Low Level Design: Zero-Downtime Deployment

⏱ 3 min read

Zero-downtime deployment updates production services without dropping user requests. Modern techniques — rolling updates, blue-green deployments, and canary releases — decouple the code deployment from traffic switching, allowing verification before full exposure and instant rollback without re-deploying the old version. The key challenges are: draining in-flight requests, backward compatibility during the transition period, and database schema changes.

Rolling Updates

Rolling updates replace instances one (or a few) at a time. Kubernetes rolling update: replace 25% of pods with the new version, wait for them to be ready, replace the next 25%, and so on. During the rollout, both old and new versions are live simultaneously — the load balancer routes traffic to both. This requires backward compatibility: the new version must handle requests from clients that were prepared by the old version, and the old version must handle responses from the new version. Database changes must be compatible with both versions during the transition. Rolling updates are simple to operate but the transition period where two versions coexist requires careful compatibility management.

Blue-Green Deployment

Blue-green deployment runs two identical production environments: blue (current) and green (new version). Deploy the new version to the green environment, run smoke tests, then switch traffic from blue to green at the load balancer or DNS level. All traffic switches instantly — there is no transition period where both versions coexist. Rollback: switch traffic back to blue (seconds, no re-deployment). Cost: blue-green requires double the infrastructure during the transition. Database: both environments must share the same database (or the database migration must be compatible with both versions). Best for services where any version coexistence is unacceptable.

Canary Deployment

Canary deployment routes a small percentage of production traffic to the new version before full rollout. Route 1% of requests to v2 (the canary); monitor error rate, latency, and business metrics. If metrics are healthy, increase to 5%, 10%, 25%, 50%, 100%. If metrics degrade, route 0% to v2 (instant rollback) without re-deployment. Canary is the safest deployment strategy: real production traffic validates the new version at small scale before full exposure. Implement with a service mesh (Istio weight-based routing) or an API gateway that supports weighted routing. Canary-specific metrics: compare v1 vs v2 error rates side by side on the same dashboard.

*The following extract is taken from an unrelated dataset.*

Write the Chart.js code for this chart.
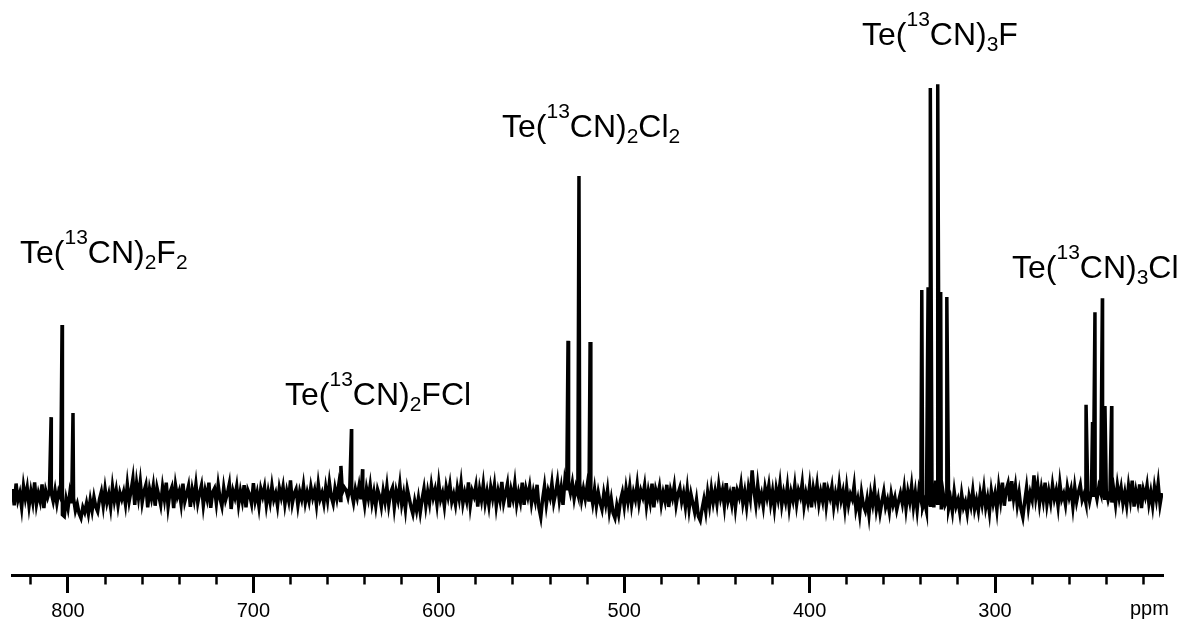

Database Schema Migrations

Database migrations are the hardest part of zero-downtime deployments. The expand-contract pattern handles backward-incompatible schema changes in three phases. Expand: add the new column/table (backward compatible — the old version ignores new columns; the new version populates them). Transition: both versions run simultaneously; data is written to both old and new columns. Contract: remove the old column/table once the old version is fully replaced. Never rename or remove a column in a single migration with a code deploy — the old version breaks immediately if it references a now-deleted column.

Graceful Shutdown

When a pod is terminated during a rolling update, it must drain in-flight requests before shutting down. Kubernetes sends SIGTERM to the container, then waits terminationGracePeriodSeconds (default 30s) before SIGKILL. The application should: stop accepting new connections on SIGTERM, finish processing in-flight requests, and exit cleanly. Configure the HTTP server with a shutdown timeout: server.Shutdown(ctx) with a 25-second timeout (leave 5s margin before SIGKILL). The load balancer removes the pod from rotation before SIGTERM (preStop hook delay of 5-10 seconds) to prevent new traffic from being routed to a shutting-down pod.

Health Checks for Deployment Readiness

Kubernetes readiness probes determine when a new pod is ready to receive traffic. A pod is not added to the load balancer pool until its readiness probe passes. Readiness probe: an HTTP endpoint (/ready) that returns 200 only when the service is fully initialized (caches warmed, database connections established, configuration loaded). Liveness probe: returns 200 as long as the process is alive (used to restart stuck pods, not to remove them from rotation). Startup probe: allows slow-starting applications to have a longer initial health check window without triggering liveness restarts. Correct readiness probe configuration prevents traffic from routing to pods that are still initializing.

Feature Flags for Deployment Safety

Feature flags decouple code deployment from feature activation, providing a safety layer for zero-downtime deployments. Deploy the new code with the feature disabled (flag off) — the new code is inert. Verify the deployment is healthy (no new errors, latency unchanged). Enable the flag for internal users to test with real data. Gradually enable for external users. If issues arise, disable the flag instantly — no re-deployment needed. This is the safest deployment pattern: the deployment risk (new code in production) is separated from the feature risk (new behavior exposed to users). Rollback is a configuration change, not a code change.